What you have to do
Whenever a line below holds the word "this", copy that line.

____ The records

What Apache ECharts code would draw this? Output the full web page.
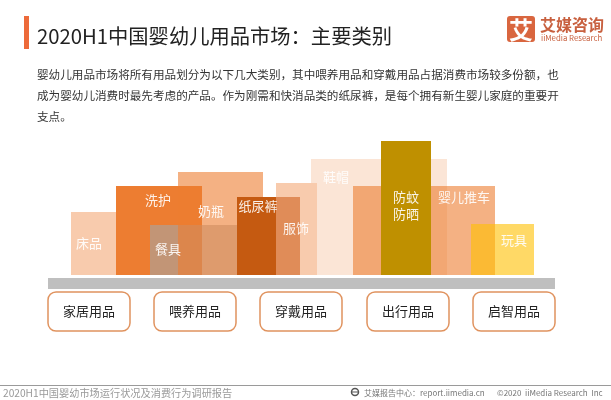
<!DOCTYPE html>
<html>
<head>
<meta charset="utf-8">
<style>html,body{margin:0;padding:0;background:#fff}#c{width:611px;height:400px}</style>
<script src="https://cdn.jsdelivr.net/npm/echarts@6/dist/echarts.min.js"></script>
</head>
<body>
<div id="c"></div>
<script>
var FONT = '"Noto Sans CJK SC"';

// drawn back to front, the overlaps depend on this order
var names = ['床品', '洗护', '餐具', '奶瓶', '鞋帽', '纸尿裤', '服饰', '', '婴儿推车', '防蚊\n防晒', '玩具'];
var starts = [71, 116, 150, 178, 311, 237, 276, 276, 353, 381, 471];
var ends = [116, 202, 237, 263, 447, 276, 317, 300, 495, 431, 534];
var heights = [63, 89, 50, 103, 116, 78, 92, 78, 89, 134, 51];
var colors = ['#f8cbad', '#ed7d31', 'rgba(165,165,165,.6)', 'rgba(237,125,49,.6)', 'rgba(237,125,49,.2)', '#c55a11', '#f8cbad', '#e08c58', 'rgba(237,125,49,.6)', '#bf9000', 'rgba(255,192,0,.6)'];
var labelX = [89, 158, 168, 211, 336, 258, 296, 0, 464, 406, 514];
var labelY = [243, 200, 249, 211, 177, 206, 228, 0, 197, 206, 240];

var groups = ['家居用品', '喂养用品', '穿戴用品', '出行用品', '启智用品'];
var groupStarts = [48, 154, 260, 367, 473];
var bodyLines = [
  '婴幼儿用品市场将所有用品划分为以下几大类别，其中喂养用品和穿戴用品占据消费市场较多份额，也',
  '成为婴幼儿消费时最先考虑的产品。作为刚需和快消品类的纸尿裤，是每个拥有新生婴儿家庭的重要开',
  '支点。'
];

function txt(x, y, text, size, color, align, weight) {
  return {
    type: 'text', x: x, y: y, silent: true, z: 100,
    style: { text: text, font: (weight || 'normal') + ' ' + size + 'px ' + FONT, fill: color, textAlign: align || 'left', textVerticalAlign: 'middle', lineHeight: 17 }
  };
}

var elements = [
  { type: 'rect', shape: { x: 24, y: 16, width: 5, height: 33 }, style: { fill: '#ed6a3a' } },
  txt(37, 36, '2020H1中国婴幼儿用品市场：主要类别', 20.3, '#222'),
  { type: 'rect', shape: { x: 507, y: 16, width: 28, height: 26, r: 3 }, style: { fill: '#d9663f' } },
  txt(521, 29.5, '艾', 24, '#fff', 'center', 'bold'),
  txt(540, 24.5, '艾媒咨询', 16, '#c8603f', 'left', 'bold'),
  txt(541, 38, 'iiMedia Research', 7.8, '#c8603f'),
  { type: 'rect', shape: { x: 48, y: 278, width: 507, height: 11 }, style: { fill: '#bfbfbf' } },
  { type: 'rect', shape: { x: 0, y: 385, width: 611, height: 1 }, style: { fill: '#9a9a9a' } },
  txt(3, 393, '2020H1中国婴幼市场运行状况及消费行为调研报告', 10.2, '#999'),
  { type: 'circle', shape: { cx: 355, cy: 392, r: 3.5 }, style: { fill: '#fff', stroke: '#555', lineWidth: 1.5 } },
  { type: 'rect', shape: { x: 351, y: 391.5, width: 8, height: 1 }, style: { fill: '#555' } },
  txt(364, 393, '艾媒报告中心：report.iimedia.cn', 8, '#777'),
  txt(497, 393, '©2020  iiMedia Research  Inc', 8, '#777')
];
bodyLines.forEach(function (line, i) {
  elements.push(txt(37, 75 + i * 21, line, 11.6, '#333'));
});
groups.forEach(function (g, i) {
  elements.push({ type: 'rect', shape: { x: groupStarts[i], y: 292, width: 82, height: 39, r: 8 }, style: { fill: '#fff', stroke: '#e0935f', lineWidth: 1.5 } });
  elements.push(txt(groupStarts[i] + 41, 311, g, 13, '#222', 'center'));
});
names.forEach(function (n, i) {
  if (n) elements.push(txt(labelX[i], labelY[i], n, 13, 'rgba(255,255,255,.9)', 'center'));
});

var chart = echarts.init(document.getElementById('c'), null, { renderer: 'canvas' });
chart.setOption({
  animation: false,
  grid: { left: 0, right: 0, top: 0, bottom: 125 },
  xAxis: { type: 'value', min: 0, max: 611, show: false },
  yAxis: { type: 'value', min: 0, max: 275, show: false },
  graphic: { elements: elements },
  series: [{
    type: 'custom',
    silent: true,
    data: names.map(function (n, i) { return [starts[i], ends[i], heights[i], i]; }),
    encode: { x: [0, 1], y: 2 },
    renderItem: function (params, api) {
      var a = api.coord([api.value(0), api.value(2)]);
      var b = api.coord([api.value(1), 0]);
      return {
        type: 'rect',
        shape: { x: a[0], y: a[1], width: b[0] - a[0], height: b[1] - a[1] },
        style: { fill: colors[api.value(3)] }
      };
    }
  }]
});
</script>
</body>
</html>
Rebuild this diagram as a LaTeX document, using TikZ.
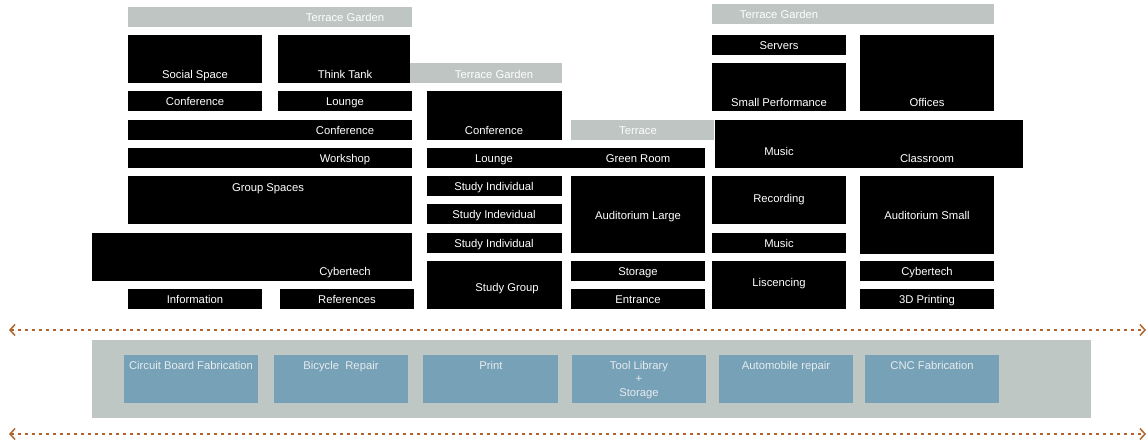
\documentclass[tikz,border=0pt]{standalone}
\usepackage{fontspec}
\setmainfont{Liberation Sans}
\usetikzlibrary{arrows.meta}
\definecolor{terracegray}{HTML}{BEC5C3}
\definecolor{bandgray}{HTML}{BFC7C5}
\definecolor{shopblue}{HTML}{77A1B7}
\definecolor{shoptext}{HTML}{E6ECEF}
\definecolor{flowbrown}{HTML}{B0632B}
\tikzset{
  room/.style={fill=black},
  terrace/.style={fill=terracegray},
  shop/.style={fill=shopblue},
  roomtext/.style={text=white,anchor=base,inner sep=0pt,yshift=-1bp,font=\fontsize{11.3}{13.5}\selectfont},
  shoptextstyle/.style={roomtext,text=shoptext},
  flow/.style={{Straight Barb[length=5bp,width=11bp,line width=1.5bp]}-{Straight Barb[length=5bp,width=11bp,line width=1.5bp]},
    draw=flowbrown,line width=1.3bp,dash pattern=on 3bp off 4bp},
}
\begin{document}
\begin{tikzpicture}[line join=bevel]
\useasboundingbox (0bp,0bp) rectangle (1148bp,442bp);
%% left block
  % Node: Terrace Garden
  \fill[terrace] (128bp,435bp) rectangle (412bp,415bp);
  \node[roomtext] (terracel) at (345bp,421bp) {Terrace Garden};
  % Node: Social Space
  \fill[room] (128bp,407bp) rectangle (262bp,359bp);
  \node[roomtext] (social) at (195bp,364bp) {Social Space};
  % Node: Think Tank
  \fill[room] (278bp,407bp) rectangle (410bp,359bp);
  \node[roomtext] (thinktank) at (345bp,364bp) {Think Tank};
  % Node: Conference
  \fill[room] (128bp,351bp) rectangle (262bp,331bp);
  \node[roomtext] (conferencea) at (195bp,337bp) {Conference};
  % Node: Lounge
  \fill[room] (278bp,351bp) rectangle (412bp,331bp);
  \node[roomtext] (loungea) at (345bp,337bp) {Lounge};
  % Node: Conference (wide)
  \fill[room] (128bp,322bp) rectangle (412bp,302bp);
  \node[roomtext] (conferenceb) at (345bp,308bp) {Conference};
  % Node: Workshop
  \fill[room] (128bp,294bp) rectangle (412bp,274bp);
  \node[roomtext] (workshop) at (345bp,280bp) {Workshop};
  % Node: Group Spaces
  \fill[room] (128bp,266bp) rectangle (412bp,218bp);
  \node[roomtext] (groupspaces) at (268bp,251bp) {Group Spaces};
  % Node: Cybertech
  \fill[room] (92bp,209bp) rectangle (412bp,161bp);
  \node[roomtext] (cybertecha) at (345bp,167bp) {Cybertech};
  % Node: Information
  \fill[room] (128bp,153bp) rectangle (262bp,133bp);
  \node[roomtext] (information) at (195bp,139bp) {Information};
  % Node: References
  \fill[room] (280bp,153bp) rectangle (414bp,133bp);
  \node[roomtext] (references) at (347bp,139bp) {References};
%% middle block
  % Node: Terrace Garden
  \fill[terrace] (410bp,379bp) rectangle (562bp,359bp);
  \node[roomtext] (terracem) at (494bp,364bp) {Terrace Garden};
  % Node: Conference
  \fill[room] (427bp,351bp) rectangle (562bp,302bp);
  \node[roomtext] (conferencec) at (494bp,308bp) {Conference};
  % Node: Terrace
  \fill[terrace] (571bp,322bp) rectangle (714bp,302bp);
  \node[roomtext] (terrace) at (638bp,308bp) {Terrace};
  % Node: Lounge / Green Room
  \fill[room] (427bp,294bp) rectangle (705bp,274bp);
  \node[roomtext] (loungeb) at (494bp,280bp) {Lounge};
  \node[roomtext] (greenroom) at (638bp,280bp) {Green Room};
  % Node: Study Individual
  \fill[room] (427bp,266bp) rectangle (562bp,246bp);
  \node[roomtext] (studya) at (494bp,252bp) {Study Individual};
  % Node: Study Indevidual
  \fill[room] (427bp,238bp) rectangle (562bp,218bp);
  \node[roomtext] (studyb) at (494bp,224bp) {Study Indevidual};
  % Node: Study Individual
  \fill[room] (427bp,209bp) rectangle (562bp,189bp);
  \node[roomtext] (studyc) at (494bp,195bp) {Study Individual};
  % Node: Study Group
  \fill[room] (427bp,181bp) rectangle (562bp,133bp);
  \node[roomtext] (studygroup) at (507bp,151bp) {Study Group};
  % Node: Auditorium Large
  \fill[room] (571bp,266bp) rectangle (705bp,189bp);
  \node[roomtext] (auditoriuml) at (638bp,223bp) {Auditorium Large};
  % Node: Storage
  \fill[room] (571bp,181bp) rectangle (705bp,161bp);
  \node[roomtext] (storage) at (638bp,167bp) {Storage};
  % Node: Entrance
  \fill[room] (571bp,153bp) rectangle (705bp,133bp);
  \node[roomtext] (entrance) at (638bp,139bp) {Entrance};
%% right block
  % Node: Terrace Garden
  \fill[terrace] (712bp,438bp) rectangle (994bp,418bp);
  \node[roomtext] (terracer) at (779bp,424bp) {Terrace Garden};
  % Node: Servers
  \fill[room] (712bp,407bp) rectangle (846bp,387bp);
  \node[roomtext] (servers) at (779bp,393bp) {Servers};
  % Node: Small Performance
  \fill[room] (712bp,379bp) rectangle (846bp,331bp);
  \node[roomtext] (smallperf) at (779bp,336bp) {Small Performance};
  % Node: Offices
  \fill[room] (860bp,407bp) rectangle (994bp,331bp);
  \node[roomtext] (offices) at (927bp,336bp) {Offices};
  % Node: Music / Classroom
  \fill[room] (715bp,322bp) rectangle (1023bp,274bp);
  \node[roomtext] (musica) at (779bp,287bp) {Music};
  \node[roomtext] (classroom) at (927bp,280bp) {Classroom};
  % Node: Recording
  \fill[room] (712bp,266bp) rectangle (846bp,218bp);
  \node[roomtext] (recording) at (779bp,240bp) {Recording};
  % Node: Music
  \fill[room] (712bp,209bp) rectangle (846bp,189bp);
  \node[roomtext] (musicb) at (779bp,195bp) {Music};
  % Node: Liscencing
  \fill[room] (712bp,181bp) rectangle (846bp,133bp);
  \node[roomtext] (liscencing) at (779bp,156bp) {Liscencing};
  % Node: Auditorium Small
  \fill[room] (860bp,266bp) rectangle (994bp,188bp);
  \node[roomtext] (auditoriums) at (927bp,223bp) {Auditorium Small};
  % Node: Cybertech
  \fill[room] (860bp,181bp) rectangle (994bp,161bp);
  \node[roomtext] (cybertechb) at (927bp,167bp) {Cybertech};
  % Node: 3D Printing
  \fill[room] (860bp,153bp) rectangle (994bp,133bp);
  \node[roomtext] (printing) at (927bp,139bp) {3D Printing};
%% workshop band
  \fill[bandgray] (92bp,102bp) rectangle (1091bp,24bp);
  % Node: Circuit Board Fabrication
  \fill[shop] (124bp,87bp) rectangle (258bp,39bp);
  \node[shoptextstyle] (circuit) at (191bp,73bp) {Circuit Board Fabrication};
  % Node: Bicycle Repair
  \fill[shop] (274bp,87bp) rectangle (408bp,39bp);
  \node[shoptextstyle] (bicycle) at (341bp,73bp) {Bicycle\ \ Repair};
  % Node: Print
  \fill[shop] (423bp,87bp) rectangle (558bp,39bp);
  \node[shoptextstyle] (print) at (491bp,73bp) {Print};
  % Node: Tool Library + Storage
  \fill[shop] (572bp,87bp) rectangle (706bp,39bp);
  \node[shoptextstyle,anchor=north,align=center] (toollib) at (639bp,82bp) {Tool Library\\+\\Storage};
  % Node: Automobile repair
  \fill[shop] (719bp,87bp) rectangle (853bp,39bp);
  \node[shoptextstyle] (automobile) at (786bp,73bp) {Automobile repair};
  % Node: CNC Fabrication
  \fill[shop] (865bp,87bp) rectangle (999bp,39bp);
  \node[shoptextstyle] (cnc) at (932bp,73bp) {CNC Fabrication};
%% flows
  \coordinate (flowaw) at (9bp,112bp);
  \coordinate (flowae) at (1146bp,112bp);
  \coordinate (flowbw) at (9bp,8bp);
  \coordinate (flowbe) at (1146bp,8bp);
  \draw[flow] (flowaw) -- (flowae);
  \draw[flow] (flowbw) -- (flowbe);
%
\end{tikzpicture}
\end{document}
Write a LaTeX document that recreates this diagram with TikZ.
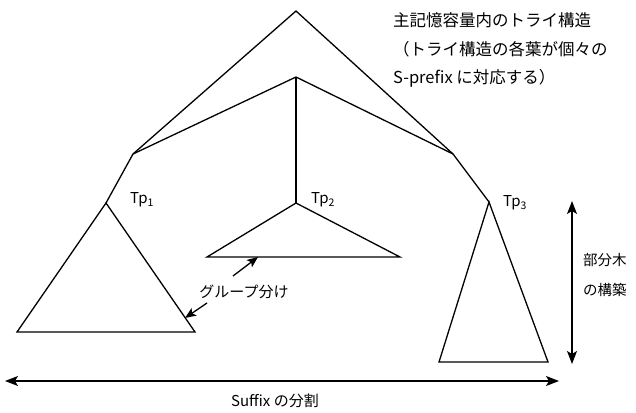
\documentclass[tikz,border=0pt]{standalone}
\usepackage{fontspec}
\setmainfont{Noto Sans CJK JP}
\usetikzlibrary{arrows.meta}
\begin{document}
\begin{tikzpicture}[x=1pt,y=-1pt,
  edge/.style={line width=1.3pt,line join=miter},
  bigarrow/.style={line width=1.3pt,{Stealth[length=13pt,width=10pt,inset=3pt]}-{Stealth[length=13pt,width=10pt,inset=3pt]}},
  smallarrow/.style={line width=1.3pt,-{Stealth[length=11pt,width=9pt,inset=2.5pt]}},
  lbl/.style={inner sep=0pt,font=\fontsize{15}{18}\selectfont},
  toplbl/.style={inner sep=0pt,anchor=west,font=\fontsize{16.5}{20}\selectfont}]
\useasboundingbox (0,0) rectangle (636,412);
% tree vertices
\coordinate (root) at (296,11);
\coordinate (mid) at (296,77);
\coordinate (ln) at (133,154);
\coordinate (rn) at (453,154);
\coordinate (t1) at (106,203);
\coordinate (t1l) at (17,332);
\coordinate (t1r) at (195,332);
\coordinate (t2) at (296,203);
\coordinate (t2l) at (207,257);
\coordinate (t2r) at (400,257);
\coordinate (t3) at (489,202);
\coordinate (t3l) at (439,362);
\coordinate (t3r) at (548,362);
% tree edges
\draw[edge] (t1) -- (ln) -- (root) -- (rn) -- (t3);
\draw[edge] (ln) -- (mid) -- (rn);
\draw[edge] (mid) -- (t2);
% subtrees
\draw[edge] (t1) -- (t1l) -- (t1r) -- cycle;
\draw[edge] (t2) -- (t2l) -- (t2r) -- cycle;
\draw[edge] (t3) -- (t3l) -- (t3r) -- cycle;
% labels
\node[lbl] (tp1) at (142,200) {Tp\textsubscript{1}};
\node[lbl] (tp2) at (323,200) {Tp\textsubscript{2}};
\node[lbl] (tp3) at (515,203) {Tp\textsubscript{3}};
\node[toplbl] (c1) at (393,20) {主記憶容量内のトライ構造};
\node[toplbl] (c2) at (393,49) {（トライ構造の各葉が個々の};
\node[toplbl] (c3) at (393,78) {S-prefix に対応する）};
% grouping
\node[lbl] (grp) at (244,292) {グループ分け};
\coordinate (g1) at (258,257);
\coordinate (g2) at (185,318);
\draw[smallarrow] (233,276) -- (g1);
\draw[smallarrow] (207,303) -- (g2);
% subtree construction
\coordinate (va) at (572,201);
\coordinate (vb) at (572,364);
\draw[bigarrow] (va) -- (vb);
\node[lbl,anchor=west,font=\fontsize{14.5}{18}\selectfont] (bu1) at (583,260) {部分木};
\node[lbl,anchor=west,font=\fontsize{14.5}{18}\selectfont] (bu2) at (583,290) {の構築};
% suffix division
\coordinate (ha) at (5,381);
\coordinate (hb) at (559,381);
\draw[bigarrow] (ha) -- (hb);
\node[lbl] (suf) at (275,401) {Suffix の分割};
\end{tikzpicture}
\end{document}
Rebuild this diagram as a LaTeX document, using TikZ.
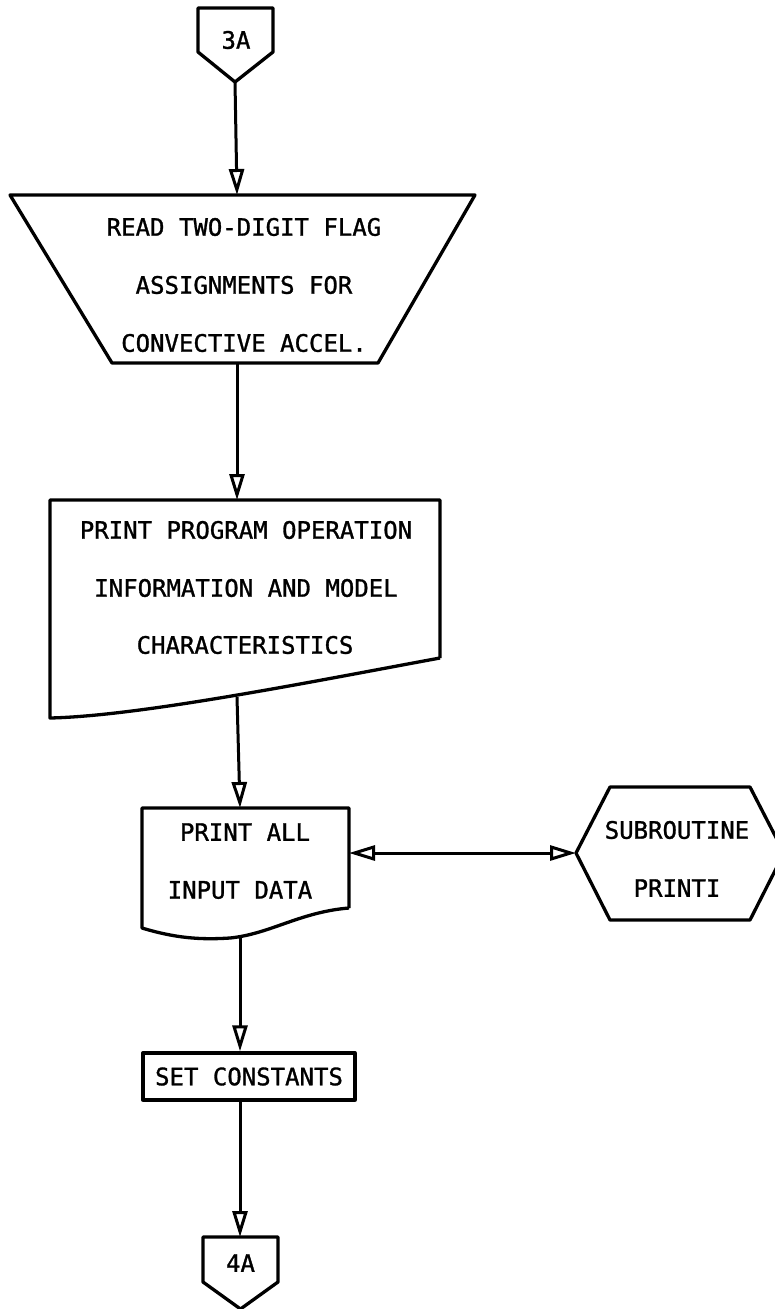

________

Solution to the exercise
What Apache ECharts code would draw this? Output the full web page.
// drawn back to front, the overlaps depend on this order
Rebuild this diagram as a LaTeX document, using TikZ.
Write a LaTeX document that recreates this diagram with TikZ.
Rebuild this diagram as a LaTeX document, using TikZ.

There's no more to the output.